_DATA LINES_

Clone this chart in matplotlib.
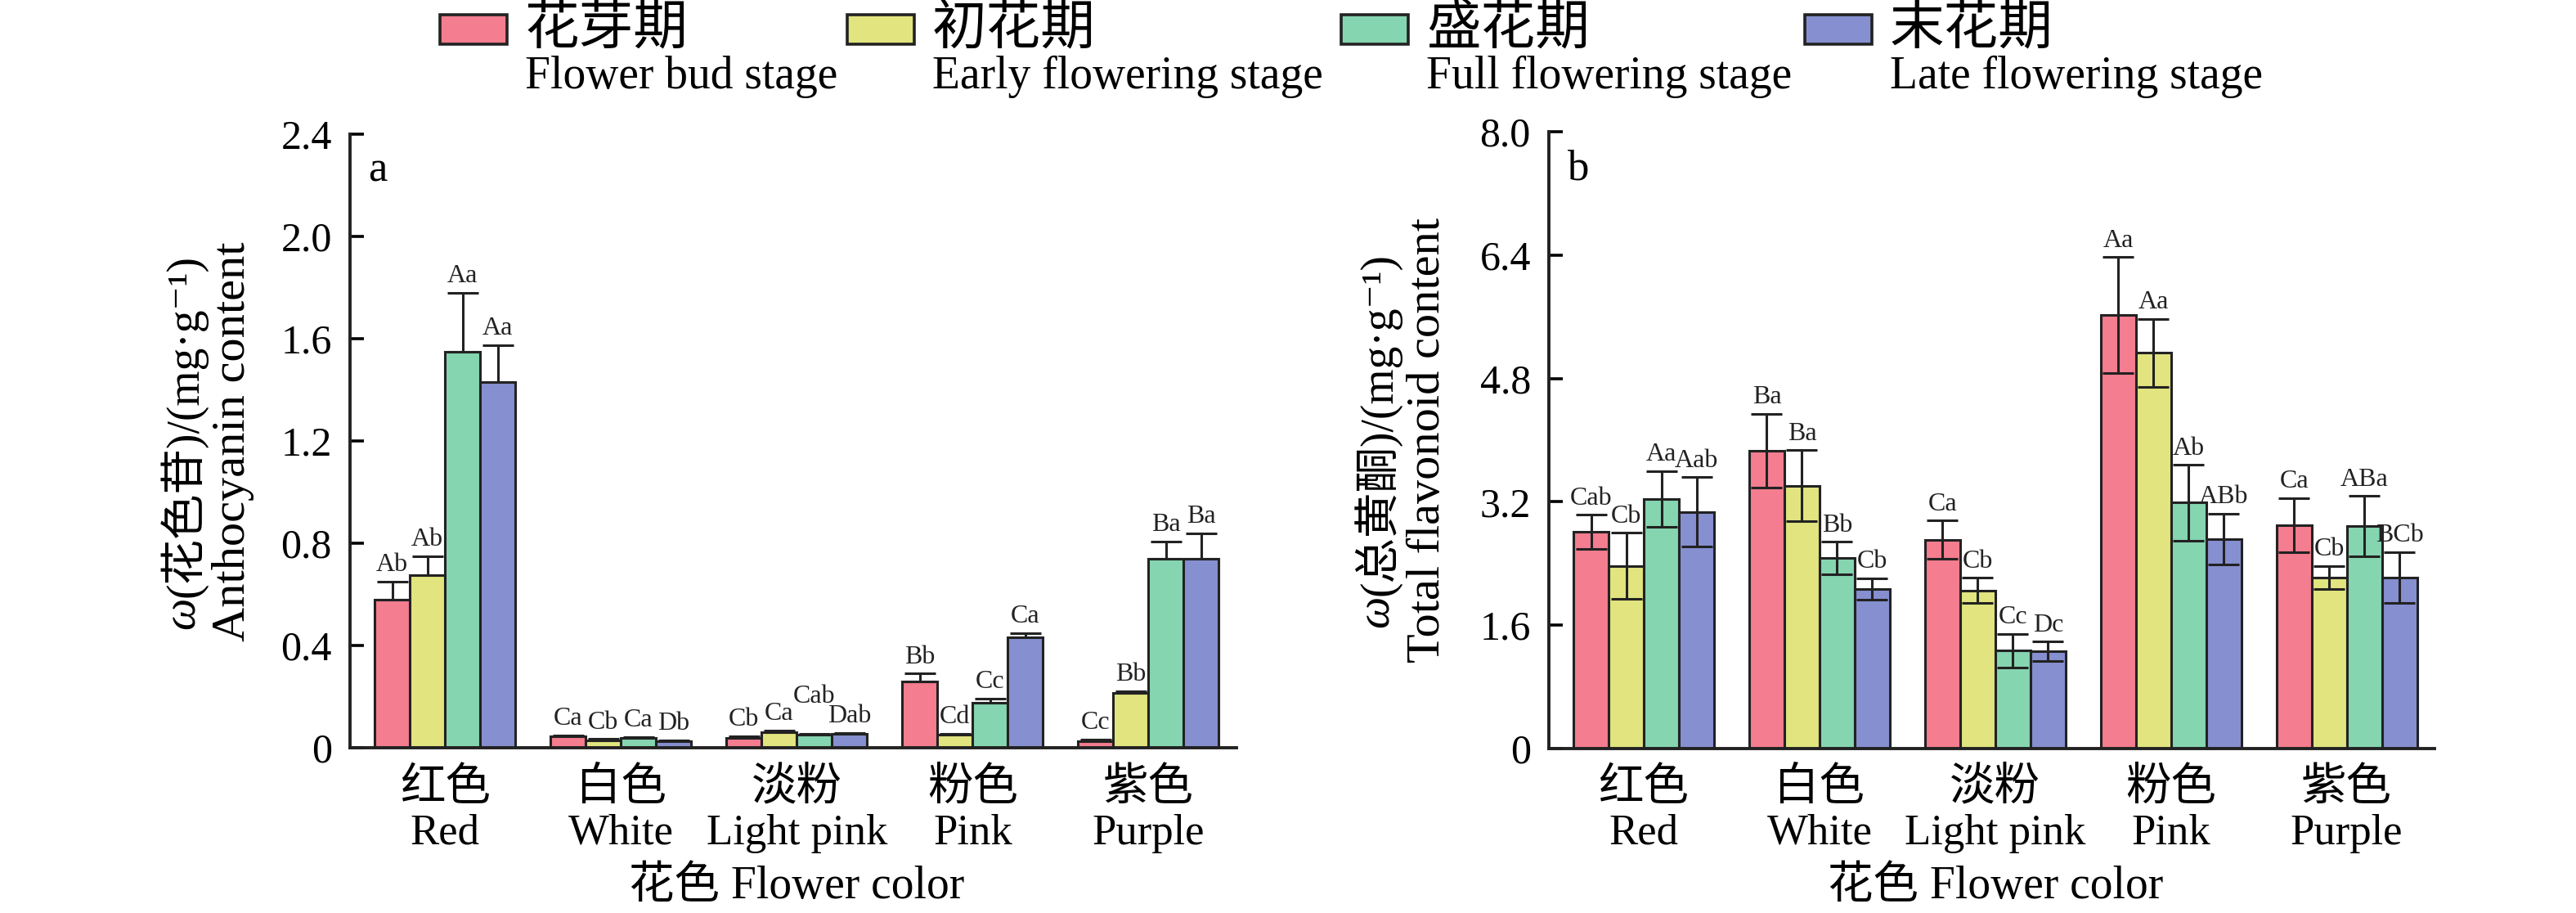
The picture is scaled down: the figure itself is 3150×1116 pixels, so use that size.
import numpy as np
import matplotlib
matplotlib.use('Agg')
import matplotlib.pyplot as plt
from matplotlib.patches import Rectangle
from matplotlib.transforms import blended_transform_factory

plt.rcParams['font.family'] = ['Liberation Serif', 'Noto Sans CJK SC', 'DejaVu Serif']

W, H = 3150, 1116

colors_cn = ['红色', '白色', '淡粉', '粉色', '紫色']
colors_en = ['Red', 'White', 'Light pink', 'Pink', 'Purple']
stages_cn = ['花芽期', '初花期', '盛花期', '末花期']
stages_en = ['Flower bud stage', 'Early flowering stage', 'Full flowering stage', 'Late flowering stage']
bar_colors = ['#F47D8F', '#E2E57F', '#86D5B1', '#8690D0']

# anthocyanin, rows = flower colour, cols = stage
antho = [[0.58, 0.675, 1.55, 1.43],
         [0.044, 0.030, 0.037, 0.026],
         [0.040, 0.061, 0.050, 0.054],
         [0.26, 0.051, 0.176, 0.432],
         [0.026, 0.214, 0.74, 0.74]]
antho_err = [[0.07, 0.075, 0.23, 0.145],
             [0.004, 0.004, 0.005, 0.004],
             [0.005, 0.007, 0.005, 0.004],
             [0.03, 0.005, 0.017, 0.016],
             [0.007, 0.008, 0.067, 0.10]]
antho_sig = [['Ab', 'Ab', 'Aa', 'Aa'],
             ['Ca', 'Cb', 'Ca', 'Db'],
             ['Cb', 'Ca', 'Cab', 'Dab'],
             ['Bb', 'Cd', 'Cc', 'Ca'],
             ['Cc', 'Bb', 'Ba', 'Ba']]

flav = [[2.81, 2.37, 3.24, 3.07],
        [3.86, 3.41, 2.47, 2.07],
        [2.71, 2.05, 1.27, 1.26],
        [5.62, 5.13, 3.19, 2.72],
        [2.90, 2.22, 2.885, 2.22]]
flav_err = [[0.22, 0.43, 0.36, 0.45],
            [0.48, 0.46, 0.21, 0.14],
            [0.245, 0.165, 0.22, 0.125],
            [0.755, 0.44, 0.49, 0.33],
            [0.35, 0.15, 0.39, 0.33]]
flav_sig = [['Cab', 'Cb', 'Aa', 'Aab'],
            ['Ba', 'Ba', 'Bb', 'Cb'],
            ['Ca', 'Cb', 'Cc', 'Dc'],
            ['Aa', 'Aa', 'Ab', 'ABb'],
            ['Ca', 'Cb', 'ABa', 'BCb']]

fig = plt.figure(figsize=(W / 200, H / 200), dpi=200)


def px_axes(l, t, r, b):
    return fig.add_axes([l / W, 1 - b / H, (r - l) / W, (b - t) / H])


def drawPanel(ax, vals, errs, sigs, ymax, yticks, ylabels, two_sided, tag, lifted=()):
    vals, errs = np.array(vals), np.array(errs)
    x = np.arange(len(colors_cn))
    w = 0.2
    for j in range(4):
        xs = x + (j - 1.5) * w
        lo = errs[:, j] if two_sided else np.zeros(len(x))
        ax.bar(xs, vals[:, j], w, color=bar_colors[j], edgecolor='#222222',
               linewidth=1.1, zorder=2)
        ax.errorbar(xs, vals[:, j], yerr=[lo, errs[:, j]], fmt='none',
                    ecolor='#222222', elinewidth=1.1, capsize=7, capthick=1.1, zorder=3)
        for i in range(len(x)):
            dy = 11 if (i, j) in lifted else 2
            ax.annotate(sigs[i][j], (xs[i], vals[i, j] + errs[i, j]),
                        xytext=(0, dy), textcoords='offset points',
                        ha='center', va='bottom', fontsize=11.5, color='#222222')
    ax.set_xlim(-0.54, 4.5)
    ax.set_ylim(0, ymax)
    ax.set_yticks(yticks)
    ax.set_yticklabels(ylabels)
    ax.set_xticks(x)
    ax.set_xticklabels([])
    ax.tick_params(axis='x', length=0)
    ax.tick_params(axis='y', direction='in', length=6, width=1.3, pad=8, labelsize=18)
    for s in ['top', 'right']:
        ax.spines[s].set_visible(False)
    for s in ['left', 'bottom']:
        ax.spines[s].set_linewidth(1.4)
        ax.spines[s].set_color('#222222')
    tr = blended_transform_factory(ax.transData, fig.transFigure)
    for i in x:
        ax.text(i, 1 - 978 / H, colors_cn[i], transform=tr, ha='center', va='baseline', fontsize=20)
        ax.text(i, 1 - 1032 / H, colors_en[i], transform=tr, ha='center', va='baseline', fontsize=19)
    ax.text(2, 1 - 1098 / H, '花色 Flower color', transform=tr, ha='center', va='baseline', fontsize=20)
    ax.text(0.02, 0.923, tag, transform=ax.transAxes, fontsize=19, va='baseline')


ax1 = px_axes(428, 164, 1512, 914)
drawPanel(ax1, antho, antho_err, antho_sig, 2.4, [0, 0.4, 0.8, 1.2, 1.6, 2.0, 2.4],
          ['0', '0.4', '0.8', '1.2', '1.6', '2.0', '2.4'], False, 'a', lifted=[(2, 2)])
ax2 = px_axes(1894, 161, 2977, 915)
drawPanel(ax2, flav, flav_err, flav_sig, 8.0, [0, 1.6, 3.2, 4.8, 6.4, 8.0],
          ['0', '1.6', '3.2', '4.8', '6.4', '8.0'], True, 'b')


def vlabel(xpx, ycpx, parts, size):
    r = fig.canvas.get_renderer()
    texts = [fig.text(xpx / W, 0.5, s, rotation=90, ha='center', va='bottom',
                      fontsize=size, style=st) for s, st in parts]
    hs = [t.get_window_extent(r).height for t in texts]
    y = (H - ycpx) - sum(hs) / 2
    for t, h in zip(texts, hs):
        t.set_position((xpx / W, y / H))
        y += h


vlabel(224, 540, [('ω', 'italic'), ('(花色苷)/(mg·g⁻¹)', 'normal')], 20)
vlabel(285, 540, [('Anthocyanin content', 'normal')], 21)
vlabel(1684, 538, [('ω', 'italic'), ('(总黄酮)/(mg·g⁻¹)', 'normal')], 20)
vlabel(1746, 538, [('Total flavonoid content', 'normal')], 21)

# legend across the top
leg_x = [538, 1036, 1640, 2207]
for k in range(4):
    x0 = leg_x[k]
    fig.patches.append(Rectangle((x0 / W, 1 - 54 / H), 82 / W, 36 / H, transform=fig.transFigure,
                                 facecolor=bar_colors[k], edgecolor='#222222', linewidth=1.3))
    fig.text((x0 + 104) / W, 1 - 53 / H, stages_cn[k], fontsize=24, va='baseline', ha='left')
    fig.text((x0 + 104) / W, 1 - 108 / H, stages_en[k], fontsize=20, va='baseline', ha='left')

fig.savefig('out.png', dpi=200)
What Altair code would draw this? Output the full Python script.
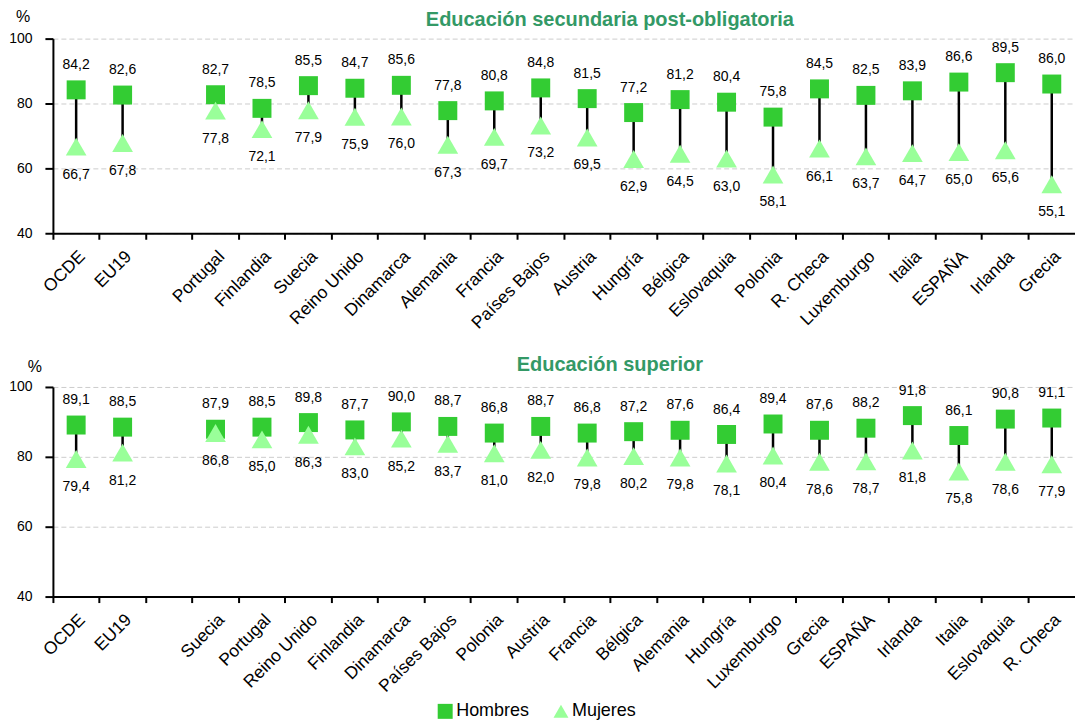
import altair as alt
import pandas as pd

FONT = "Liberation Sans"

# --- Panel 1: Educación secundaria post-obligatoria ---
title_sec = "Educación secundaria post-obligatoria"
cats_sec = ["OCDE", "EU19", "Portugal", "Finlandia", "Suecia", "Reino Unido", "Dinamarca",
            "Alemania", "Francia", "Países Bajos", "Austria", "Hungría", "Bélgica",
            "Eslovaquia", "Polonia", "R. Checa", "Luxemburgo", "Italia", "ESPAÑA",
            "Irlanda", "Grecia"]
hombres_sec = [84.2, 82.6, 82.7, 78.5, 85.5, 84.7, 85.6, 77.8, 80.8, 84.8, 81.5, 77.2,
               81.2, 80.4, 75.8, 84.5, 82.5, 83.9, 86.6, 89.5, 86.0]
mujeres_sec = [66.7, 67.8, 77.8, 72.1, 77.9, 75.9, 76.0, 67.3, 69.7, 73.2, 69.5, 62.9,
               64.5, 63.0, 58.1, 66.1, 63.7, 64.7, 65.0, 65.6, 55.1]

# --- Panel 2: Educación superior ---
title_sup = "Educación superior"
cats_sup = ["OCDE", "EU19", "Suecia", "Portugal", "Reino Unido", "Finlandia", "Dinamarca",
            "Países Bajos", "Polonia", "Austria", "Francia", "Bélgica", "Alemania",
            "Hungría", "Luxemburgo", "Grecia", "ESPAÑA", "Irlanda", "Italia",
            "Eslovaquia", "R. Checa"]
hombres_sup = [89.1, 88.5, 87.9, 88.5, 89.8, 87.7, 90.0, 88.7, 86.8, 88.7, 86.8, 87.2,
               87.6, 86.4, 89.4, 87.6, 88.2, 91.8, 86.1, 90.8, 91.1]
mujeres_sup = [79.4, 81.2, 86.8, 85.0, 86.3, 83.0, 85.2, 83.7, 81.0, 82.0, 79.8, 80.2,
               79.8, 78.1, 80.4, 78.6, 78.7, 81.8, 75.8, 78.6, 77.9]

series = ["Hombres", "Mujeres"]
colors = ["#33CC33", "#99FF99"]
shapes = ["square", "triangle-up"]
marker_sizes = [361, 430]
y_ticks = [40, 60, 80, 100]

W = 1024


def fmt(v):
    return f"{v:.1f}".replace(".", ",")


def panel(title, cats, h, m, height, title_dy, pct_x, pct_y, show_legend):
    domain = cats[:2] + [" "] + cats[2:]
    wide = pd.DataFrame({"cat": cats, "h": h, "m": m,
                         "hl": [fmt(v) for v in h], "ml": [fmt(v) for v in m]})
    ser = [series[0]] * len(cats) + [series[1]] * len(cats)
    long = pd.DataFrame({"cat": cats * 2, "v": h + m, "serie": ser})

    xs = alt.Scale(domain=domain, paddingInner=0, paddingOuter=0)
    ys = alt.Scale(domain=[40, 100], nice=False)

    x_ticks = alt.X("cat:N", scale=xs, title=None, sort=domain,
                    axis=alt.Axis(orient="bottom", bandPosition=0, labels=False, ticks=True,
                                  tickSize=6, tickWidth=2, tickColor="black",
                                  domain=True, domainWidth=2, domainColor="black", grid=False))
    x_labels = alt.X("cat:N", scale=xs, title=None, sort=domain,
                     axis=alt.Axis(orient="bottom", labelAngle=-45, labelFontSize=17.5,
                                   labelFont=FONT, labelColor="black", ticks=False,
                                   domain=False, grid=False, labelPadding=14,
                                   labelOverlap=False))
    x_none = alt.X("cat:N", scale=xs, title=None, sort=domain, axis=None)
    y_axis = alt.Y("h:Q", scale=ys, title=None,
                   axis=alt.Axis(values=y_ticks, tickSize=8, tickWidth=2, tickColor="black",
                                 domainWidth=2, domainColor="black", labelFontSize=14,
                                 labelFont=FONT, labelColor="black", labelPadding=13,
                                 grid=True, gridColor="#CCCCCC", gridDash=[5, 3],
                                 gridWidth=1))

    legend = alt.Legend(orient="none", direction="horizontal", legendX=384, legendY=height + 106,
                        labelFontSize=18, labelFont=FONT, labelColor="black", symbolSize=225,
                        symbolOpacity=1, columnPadding=22, labelOffset=2,
                        padding=0) if show_legend else None

    color = alt.Color("serie:N", scale=alt.Scale(domain=series, range=colors), title=None,
                      legend=legend)
    shape = alt.Shape("serie:N", scale=alt.Scale(domain=series, range=shapes), title=None,
                      legend=legend)

    base = alt.Chart(wide)
    rule = base.mark_rule(color="black", strokeWidth=2.5).encode(
        x=x_ticks, y=y_axis, y2="m:Q")
    layers_pts = []
    for s, sz in zip(series, marker_sizes):
        layers_pts.append(
            alt.Chart(long).transform_filter(alt.datum.serie == s)
            .mark_point(filled=True, opacity=1, size=sz)
            .encode(x=x_labels if s == series[0] else x_none,
                    y=alt.Y("v:Q", scale=ys), color=color, shape=shape))
    top = base.mark_text(fontSize=14, font=FONT, color="black", dy=-25).encode(
        x=x_none, y=alt.Y("h:Q", scale=ys), text="hl:N")
    bot = base.mark_text(fontSize=14, font=FONT, color="black", dy=28).encode(
        x=x_none, y=alt.Y("m:Q", scale=ys), text="ml:N")
    ttl = alt.Chart(pd.DataFrame({"t": [title]})).mark_text(
        fontSize=20, font=FONT, fontWeight="bold", color="#339966").encode(
        x=alt.value(558), y=alt.value(title_dy), text="t:N")
    pct = alt.Chart(pd.DataFrame({"t": ["%"]})).mark_text(
        fontSize=16, font=FONT, color="black").encode(
        x=alt.value(pct_x), y=alt.value(pct_y), text="t:N")

    return alt.layer(rule, *layers_pts, top, bot, ttl, pct).resolve_axis(
        x="independent").properties(width=W, height=height)


p1 = panel(title_sec, cats_sec, hombres_sec, mujeres_sec, 195, -19, -30, -22, False)
p2 = panel(title_sup, cats_sup, hombres_sup, mujeres_sup, 210, -22, -18, -20, True)

chart = alt.vconcat(p1, p2, spacing=23).resolve_scale(
    color="independent", shape="independent").properties(
    padding={"left": 0, "top": 0, "right": 0, "bottom": 0}
).configure_view(stroke=None).configure_legend(
    symbolStrokeWidth=0
)

chart.save("out.html", embed_options={"renderer": "svg", "actions": False})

_WHAT THE TASK REQUIRES_
Of the entries above, repeat exactly the lines from the line with "The picture is" through the line with "from matplotlib.transforms import", both of them included.

_THE RESULT_
The picture is scaled down: the figure itself is 3150×1116 pixels, so use that size.
import numpy as np
import matplotlib
matplotlib.use('Agg')
import matplotlib.pyplot as plt
from matplotlib.patches import Rectangle
from matplotlib.transforms import blended_transform_factory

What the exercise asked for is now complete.